▼
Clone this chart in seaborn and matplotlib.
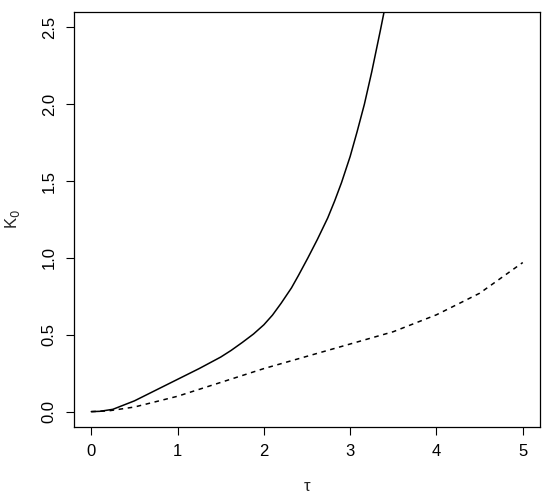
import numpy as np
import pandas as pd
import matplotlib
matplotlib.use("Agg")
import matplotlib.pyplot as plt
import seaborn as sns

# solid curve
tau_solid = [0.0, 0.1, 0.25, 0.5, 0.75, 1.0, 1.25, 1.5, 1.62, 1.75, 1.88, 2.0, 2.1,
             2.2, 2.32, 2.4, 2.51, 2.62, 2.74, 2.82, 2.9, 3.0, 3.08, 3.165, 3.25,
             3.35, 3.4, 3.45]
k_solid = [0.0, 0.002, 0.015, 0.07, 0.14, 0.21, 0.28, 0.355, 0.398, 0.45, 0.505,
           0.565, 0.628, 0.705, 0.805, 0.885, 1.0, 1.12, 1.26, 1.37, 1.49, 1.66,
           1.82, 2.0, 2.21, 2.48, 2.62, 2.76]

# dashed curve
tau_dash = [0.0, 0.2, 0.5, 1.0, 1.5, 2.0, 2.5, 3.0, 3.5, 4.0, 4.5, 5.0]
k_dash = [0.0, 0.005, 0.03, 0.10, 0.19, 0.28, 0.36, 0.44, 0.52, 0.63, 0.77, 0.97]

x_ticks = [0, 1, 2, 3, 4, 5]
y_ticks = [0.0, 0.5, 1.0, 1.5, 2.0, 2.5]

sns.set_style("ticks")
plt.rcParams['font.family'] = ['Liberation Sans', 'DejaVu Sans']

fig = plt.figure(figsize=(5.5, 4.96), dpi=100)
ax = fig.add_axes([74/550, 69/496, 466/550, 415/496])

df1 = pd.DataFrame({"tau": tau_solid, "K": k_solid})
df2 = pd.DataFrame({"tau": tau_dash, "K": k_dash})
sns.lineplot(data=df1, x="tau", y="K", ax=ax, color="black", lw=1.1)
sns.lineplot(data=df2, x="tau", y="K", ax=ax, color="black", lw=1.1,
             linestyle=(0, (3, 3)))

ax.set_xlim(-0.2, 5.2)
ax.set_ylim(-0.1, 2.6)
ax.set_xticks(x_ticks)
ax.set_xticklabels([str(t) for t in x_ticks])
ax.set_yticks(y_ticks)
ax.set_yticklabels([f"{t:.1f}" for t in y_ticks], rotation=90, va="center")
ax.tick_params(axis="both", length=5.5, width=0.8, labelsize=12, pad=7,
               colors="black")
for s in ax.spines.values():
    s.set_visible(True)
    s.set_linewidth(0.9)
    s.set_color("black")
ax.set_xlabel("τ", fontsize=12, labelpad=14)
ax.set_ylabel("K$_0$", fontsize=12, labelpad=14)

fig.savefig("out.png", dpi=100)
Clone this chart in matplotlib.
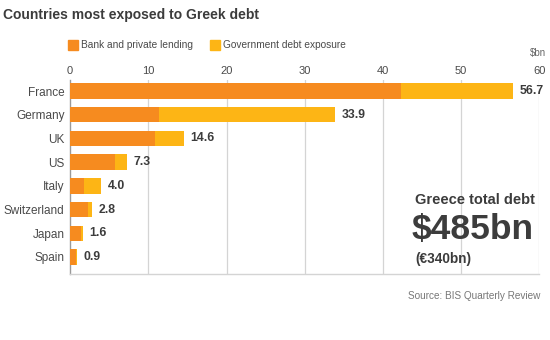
▲
▸ WRITTEN REQUEST: List the lines of the material in which the word "chart" occurs.

▸ SOLUTION TO THE EXERCISE:
Clone this chart in seaborn and matplotlib.
Clone this chart in matplotlib.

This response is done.